Duce originally took on the multi- manager range from Gary Potter and Robert Burdett at Credit Suisse Asset Management in April 2007, although the team of four comprising himself, Aidan Kearney, Scott Spencer and Rob Bowie were part of the Aberdeen Asset Management acquisition two years later, the process and set-up of the fund range has not changed much. The team effectively splits the investment universe into 12 sectors with two of the team focusing on each sector, with responsibility rotating to keep ideas fresh.

Duce says: “There has been no change in the construction of the funds. We construct our managed portfolios on a two-tier basis for example, with high-conviction introductions made at 6 per cent and tier-two funds introduced at 4 per cent.”

The team is one of the bigger in the multi-manager area, running £750m of assets across 12 funds.

These range from its UK income fund to its constellation portfolio, which invests in funds run by companies that are believed to be a boutique in nature. The team holds 20 equal positions of 5 per cent in the constellation portfolio. Duce says he takes particular pride in the team’s ethical fund.

He says: “We feel it has been a unique fund and it has deserved more airtime given that it has beaten the majority of its peers in absolute terms. One of the problems it has is that it sits in the bag of spanners sector that is the specialist sector and is placed with the likes of gold and Korea funds.

Duce says absolute return funds are likely to become more prevalent across the range in the future, highlighting market conditions and the introduction of these hedged fund-type Ucits offerings growing in the market. He says: “The past few years have been all about beta. It has been
about getting on the winners like commodities as markets have effectively doubled in the past few years. What we are likely to see now
is a more fundamentally driven environment.

Duce points to the difficulty of making money in the fixed-interest sector in the next two or three years – due to interest rates rising in emerging markets – as an example of a catalyst for more people taking the absolute return route.

’We feel it has been a unique fund and it has deserved more airtime, given that it has beaten the majority of its peers in absolute terms. One of the problems it has is that it sits in the bag of spanners sector that is the specialist sector and is placed with the likes of gold and Korea funds’

The team recently doubled its cash exposure across the multimanager range from 2-3 per cent to around 5-7 per cent due to a number of economic headwinds they feel are now having an impact on the market. Duce points to the fact that equities have recovered really well in the past two years, with the S&P500 doubling and emerging markets up by 160 per cent.

He says: “There has been so much in favour of markets, with lax economic policies and two rounds of quantitative easing. The rebound in equities has meant we are due a breather, momentum is slowing and economic data is getting softer.”

Duce says even from a microperspective, companies have seen strong balance sheets and high cashflows but warns that the economic indicators are there and we are beginning to see negative earnings revisions.

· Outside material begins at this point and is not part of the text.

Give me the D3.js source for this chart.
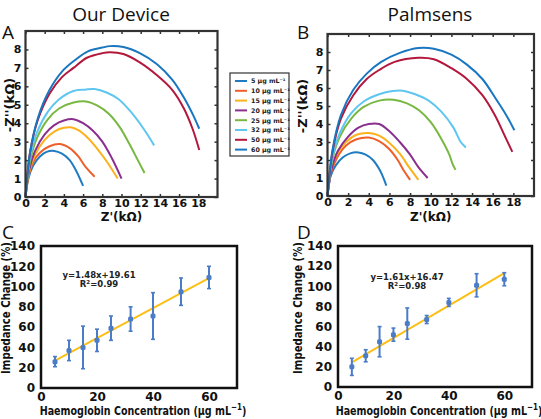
<!DOCTYPE html>
<html><head><meta charset="utf-8">
<script src="https://cdn.jsdelivr.net/npm/d3@7"></script>
<style>body{margin:0;background:#fff}svg{display:block}</style>
</head><body>
<svg id="c" width="541" height="419"></svg>
<script>
// ---------- DATA ----------
const concentrations = [5, 10, 15, 20, 25, 32, 50, 60];
const seriesLabels = ["5 μg mL⁻¹","10 μg mL⁻¹","15 μg mL⁻¹","20 μg mL⁻¹","25 μg mL⁻¹","32 μg mL⁻¹","50 μg mL⁻¹","60 μg mL⁻¹"];
const seriesColors = ["#1f7cc2","#ee5f2a","#fbb21c","#8b2f8f","#78b842","#5ec6f0","#b3183c","#1976c0"];

// Nyquist, Our Device: [Z', -Z''] in kΩ
const nyqA_5  = [[0,0],[0.3,1.0],[0.8,1.7],[1.5,2.2],[2.2,2.45],[3,2.5],[3.8,2.35],[4.6,2.0],[5.3,1.4],[6,0.6]];
const nyqA_10 = [[0,0],[0.3,1.1],[0.8,1.9],[1.5,2.4],[2.5,2.75],[3.6,2.87],[4.6,2.65],[5.5,2.2],[6.3,1.6],[7.2,1.1]];
const nyqA_15 = [[0,0],[0.4,1.4],[1,2.3],[2,3.1],[3,3.55],[4,3.75],[4.7,3.78],[5.5,3.62],[6.5,3.2],[7.5,2.6],[8.5,1.9],[9.6,1.0]];
const nyqA_20 = [[0,0],[0.4,1.5],[1,2.5],[2,3.4],[3,3.9],[4,4.15],[5,4.22],[6,4.0],[7,3.6],[8,3.0],[9,2.1],[10,1.0]];
const nyqA_25 = [[0,0],[0.5,2.0],[1.2,3.2],[2.3,4.2],[3.5,4.8],[5,5.12],[6.3,5.18],[7.5,4.95],[8.7,4.5],[9.8,3.8],[10.8,2.9],[11.7,2.0],[12.4,1.3]];
const nyqA_32 = [[0,0],[0.5,2.2],[1.2,3.5],[2.3,4.6],[3.5,5.3],[5,5.75],[6.2,5.82],[7.2,5.85],[8.5,5.65],[9.7,5.3],[11,4.6],[12.3,3.7],[13.4,2.8]];
const nyqA_50 = [[0,0],[0.5,2.5],[1.3,4.2],[2.5,5.6],[3.8,6.5],[5,7.0],[6.4,7.55],[8,7.8],[8.8,7.85],[10.2,7.75],[11.9,7.3],[13.7,6.6],[15.3,5.8],[16.5,4.8],[17.4,3.7],[18.1,2.55]];
const nyqA_60 = [[0,0],[0.5,2.5],[1.3,4.3],[2.5,5.8],[3.8,6.8],[5.1,7.4],[6.5,7.9],[8,8.1],[8.8,8.18],[10.2,8.13],[11.9,7.8],[13.7,7.2],[15.3,6.35],[16.6,5.3],[17.5,4.4],[18.1,3.7]];

// Nyquist, Palmsens
const nyqB_5  = [[0,0],[0.3,1.1],[0.8,1.7],[1.5,2.15],[2.2,2.37],[3,2.42],[3.7,2.3],[4.4,2.0],[5.1,1.4],[5.7,0.58]];
const nyqB_10 = [[0,0],[0.3,1.2],[0.9,2.1],[1.8,2.8],[2.8,3.15],[4,3.25],[5,3.05],[6,2.6],[6.8,2.0],[7.4,1.4],[8.0,0.9]];
const nyqB_15 = [[0,0],[0.3,1.3],[0.9,2.3],[1.8,3.0],[2.8,3.4],[4,3.5],[5,3.35],[6,2.95],[7,2.35],[7.9,1.6],[8.8,0.9]];
const nyqB_20 = [[0,0],[0.4,1.5],[1,2.5],[2,3.3],[3,3.8],[4,4.0],[5,4.0],[6,3.6],[7,3.0],[8,2.3],[8.8,1.6],[9.7,1.0]];
const nyqB_25 = [[0,0],[0.5,2.1],[1.2,3.3],[2.3,4.3],[3.5,4.95],[5,5.3],[6.4,5.35],[7.7,5.15],[8.9,4.75],[10,4.1],[11,3.2],[11.8,2.3],[12.1,1.8],[12.4,1.45]];
const nyqB_32 = [[0,0],[0.5,2.2],[1.2,3.5],[2.3,4.6],[3.5,5.25],[5,5.65],[6.3,5.83],[7.3,5.85],[8.5,5.65],[9.8,5.3],[11,4.7],[12.2,3.8],[12.9,3.0],[13.4,2.7]];
const nyqB_50 = [[0,0],[0.5,2.5],[1.3,4.3],[2.5,5.6],[3.8,6.5],[5,7.0],[6.5,7.45],[8.8,7.68],[10.3,7.6],[12,7.1],[13.5,6.5],[15,5.6],[16.2,4.5],[17.2,3.3],[17.9,2.45]];
const nyqB_60 = [[0,0],[0.5,2.6],[1.3,4.5],[2.5,5.9],[3.8,6.8],[5.2,7.45],[7,7.95],[8.8,8.22],[10.3,8.18],[12,7.85],[13.5,7.3],[15,6.5],[16.3,5.4],[17.3,4.5],[18.1,3.65]];

// Calibration
const calibX  = [5, 10, 15, 20, 25, 32, 40, 50, 60];
const calibC_y   = [26, 37, 40, 47, 59, 68, 71, 95, 109];
const calibC_err = [5, 10, 21, 11, 12, 12, 23, 13.5, 11];
const calibD_y   = [20, 31, 45, 52, 63, 67, 84, 101, 107];
const calibD_err = [8.5, 6, 15, 6.5, 15.5, 4, 4, 11.5, 6.5];
const fitC = {slope: 1.48, intercept: 19.61, eq: "y=1.48x+19.61", r2: "0.99"};
const fitD = {slope: 1.61, intercept: 16.47, eq: "y=1.61x+16.47", r2: "0.98"};

const nyqTicksX = [0,2,4,6,8,10,12,14,16,18];
const nyqTicksY = [0,1,2,3,4,5,6,7,8];
const calTicksX = [0,20,40,60];
const calTicksY = [0,20,40,60,80,100,120,140];

// ---------- DRAW ----------
const svg = d3.select("#c");
const BF = "'DejaVu Sans', Verdana, sans-serif";
const TF = "'Open Sans', sans-serif";

// squeeze a text horizontally (in its own frame) to a target length
function fitText(sel, cx, cy, rot, target) {
  const w = sel.node().getComputedTextLength();
  const s = Math.min(1, target / w);
  sel.attr("transform", `translate(${cx},${cy}) rotate(${rot}) scale(${s},1)`);
}

function nyquist(seriesList, box, title, titleX, letter, letterX, ylabX) {
  const x = d3.scaleLinear().domain([0,20]).range([box.x0, box.x1]);
  const y = d3.scaleLinear().domain([0,9]).range([box.y0, box.y1]);
  const g = svg.append("g");
  const styleAxis = (gg, lab) => {
    gg.select(".domain").remove();
    gg.selectAll("line").attr("stroke","#333").attr("stroke-width",1.5);
    gg.selectAll("text").attr("font-family",BF).attr("font-weight","bold").attr("font-size",11).attr("fill","#111");
    if (!lab) gg.selectAll("text").remove();
  };
  styleAxis(g.append("g").attr("transform",`translate(0,${box.y0})`)
    .call(d3.axisBottom(x).tickValues(nyqTicksX).tickSizeInner(-3).tickSizeOuter(0).tickPadding(2)), true);
  styleAxis(g.append("g").attr("transform",`translate(0,${box.y1})`)
    .call(d3.axisTop(x).tickValues(nyqTicksX).tickSizeInner(-3).tickSizeOuter(0)), false);
  styleAxis(g.append("g").attr("transform",`translate(${box.x0},0)`)
    .call(d3.axisLeft(y).tickValues(nyqTicksY).tickSizeInner(-3).tickSizeOuter(0).tickPadding(4)), true);
  styleAxis(g.append("g").attr("transform",`translate(${box.x1},0)`)
    .call(d3.axisRight(y).tickValues(nyqTicksY).tickSizeInner(-3).tickSizeOuter(0)), false);

  const line = d3.line().x(d=>x(d[0])).y(d=>y(d[1])).curve(d3.curveCatmullRom.alpha(0.5));
  seriesList.forEach((s,i) => {
    g.append("path").attr("d", line(s)).attr("fill","none")
      .attr("stroke", seriesColors[i]).attr("stroke-width", 2);
  });
  g.append("rect").attr("x",box.x0).attr("y",box.y1).attr("width",box.x1-box.x0).attr("height",box.y0-box.y1)
    .attr("fill","none").attr("stroke","#333").attr("stroke-width",2.2);
  svg.append("text").attr("x",titleX).attr("y",20.5).attr("text-anchor","middle")
    .attr("font-family",TF).attr("font-size",19).attr("fill","#111").text(title);
  svg.append("text").attr("x",letterX).attr("y",39)
    .attr("font-family",TF).attr("font-size",19).attr("fill","#111").text(letter);
  const yl = svg.append("text").attr("text-anchor","middle").attr("font-family",BF).attr("font-weight","bold")
    .attr("font-size",13).attr("fill","#111").text("-Z''(kΩ)");
  fitText(yl, ylabX, (box.y0+box.y1)/2 - 9, -90, 60);
  svg.append("text").attr("x",(box.x0+box.x1)/2).attr("y",221).attr("text-anchor","middle")
    .attr("font-family",BF).attr("font-weight","bold").attr("font-size",12).attr("fill","#111").text("Z'(kΩ)");
}

nyquist([nyqA_5,nyqA_10,nyqA_15,nyqA_20,nyqA_25,nyqA_32,nyqA_50,nyqA_60],
  {x0:25.5, x1:217.5, y0:197, y1:31}, "Our Device", 121, "A", 2, 14);
nyquist([nyqB_5,nyqB_10,nyqB_15,nyqB_20,nyqB_25,nyqB_32,nyqB_50,nyqB_60],
  {x0:327.5, x1:534, y0:196, y1:34}, "Palmsens", 430, "B", 297, 307);

// legend
const lg = svg.append("g");
lg.append("rect").attr("x",230).attr("y",73).attr("width",59).attr("height",83)
  .attr("fill","#fff").attr("stroke","#333").attr("stroke-width",1.2);
seriesLabels.forEach((t,i) => {
  const yy = 81 + i*9.8;
  lg.append("line").attr("x1",235).attr("x2",247).attr("y1",yy).attr("y2",yy)
    .attr("stroke",seriesColors[i]).attr("stroke-width",2);
  lg.append("text").attr("x",251).attr("y",yy+2.3).attr("font-family",BF).attr("font-weight","bold")
    .attr("font-size",6.3).attr("fill","#222").text(t);
});

function calib(yv, err, fit, box, letter, letterX, ylabX, eqX, eqY) {
  const x = d3.scaleLinear().domain([0,70]).range([box.x0, box.x1]);
  const y = d3.scaleLinear().domain([0,140]).range([box.y0, box.y1]);
  const g = svg.append("g");
  const gx = g.append("g").attr("transform",`translate(0,${box.y0})`)
    .call(d3.axisBottom(x).tickValues(calTicksX).tickSize(0).tickPadding(4));
  gx.select(".domain").remove();
  gx.selectAll("text").attr("font-family",BF).attr("font-weight","bold").attr("font-size",12).attr("fill","#111");
  const gy = g.append("g").attr("transform",`translate(${box.x0},0)`)
    .call(d3.axisLeft(y).tickValues(calTicksY).tickSize(0).tickPadding(6));
  gy.select(".domain").remove();
  gy.selectAll("text").attr("font-family",BF).attr("font-weight","bold").attr("font-size",12).attr("fill","#111");
  // fit line
  g.append("line").attr("x1",x(5)).attr("x2",x(60))
    .attr("y1",y(fit.slope*5+fit.intercept)).attr("y2",y(fit.slope*60+fit.intercept))
    .attr("stroke","#fdbf16").attr("stroke-width",2);
  const col = "#4a7cc8";
  calibX.forEach((cx,i) => {
    const px = x(cx);
    g.append("line").attr("x1",px).attr("x2",px).attr("y1",y(yv[i]-err[i])).attr("y2",y(yv[i]+err[i]))
      .attr("stroke",col).attr("stroke-width",2);
    [yv[i]-err[i], yv[i]+err[i]].forEach(v => g.append("line").attr("x1",px-2).attr("x2",px+2)
      .attr("y1",y(v)).attr("y2",y(v)).attr("stroke",col).attr("stroke-width",1.6));
    g.append("rect").attr("x",px-2.5).attr("y",y(yv[i])-2.5).attr("width",5).attr("height",5)
      .attr("rx",1.5).attr("fill",col);
  });
  g.append("rect").attr("x",box.x0).attr("y",box.y1).attr("width",box.x1-box.x0).attr("height",box.y0-box.y1)
    .attr("fill","none").attr("stroke","#111").attr("stroke-width",2.5);
  g.append("text").attr("x",eqX).attr("y",eqY).attr("text-anchor","middle").attr("font-family",BF)
    .attr("font-weight","bold").attr("font-size",8.5).attr("fill","#222").text(fit.eq);
  const r = g.append("text").attr("x",eqX).attr("y",eqY+9).attr("text-anchor","middle").attr("font-family",BF)
    .attr("font-weight","bold").attr("font-size",8.5).attr("fill","#222");
  r.append("tspan").text("R");
  r.append("tspan").attr("font-size",5.5).attr("dy",-3.5).text("2");
  r.append("tspan").attr("dy",3.5).text("=" + fit.r2);
  svg.append("text").attr("x",letterX).attr("y",239)
    .attr("font-family",TF).attr("font-size",19).attr("fill","#111").text(letter);
  const yl = svg.append("text").attr("text-anchor","middle").attr("font-family",BF).attr("font-weight","bold")
    .attr("font-size",12).attr("fill","#111").text("Impedance Change (%)");
  fitText(yl, ylabX, 308, -90, 132);
  const xl = svg.append("text").attr("text-anchor","middle")
    .attr("font-family",BF).attr("font-weight","bold").attr("font-size",12).attr("fill","#111");
  xl.append("tspan").text("Haemoglobin Concentration (μg mL");
  xl.append("tspan").attr("font-size",9).attr("dy",-5).text("−1");
  xl.append("tspan").attr("dy",5).text(")");
  fitText(xl, (box.x0+box.x1)/2 + 4, 415, 0, 207);
}

calib(calibC_y, calibC_err, fitC, {x0:41, x1:237, y0:388, y1:246}, "C", 2, 10, 99, 278);
calib(calibD_y, calibD_err, fitD, {x0:338, x1:532, y0:387, y1:246}, "D", 297, 302, 407, 280);
</script>
</body></html>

He says: “The black clouds are looming, European sovereign debt concerns in Greece are rife and the problems in Ireland and Portugal are not going to go away. China is overheating and there is inflation in the emerging markets. There are also commodity concerns and the need for the US to tackle its budget deficit.”

Duce says the team has not been rewarded for its decision to raise its cash weighting and that perhaps it should have been more aggressive in doing so in the past few months. He says: “We have not been expecting a major retreat as we felt that the downturn would be more along the lines of correction levels. If the FTSE100 was around 5,600-5,700 we would look to spend a bit more and we have done a little bit in the UK recently. We expect to see a pick-up in the economic environment towards the end of this year and we preparing our portfolios for that.”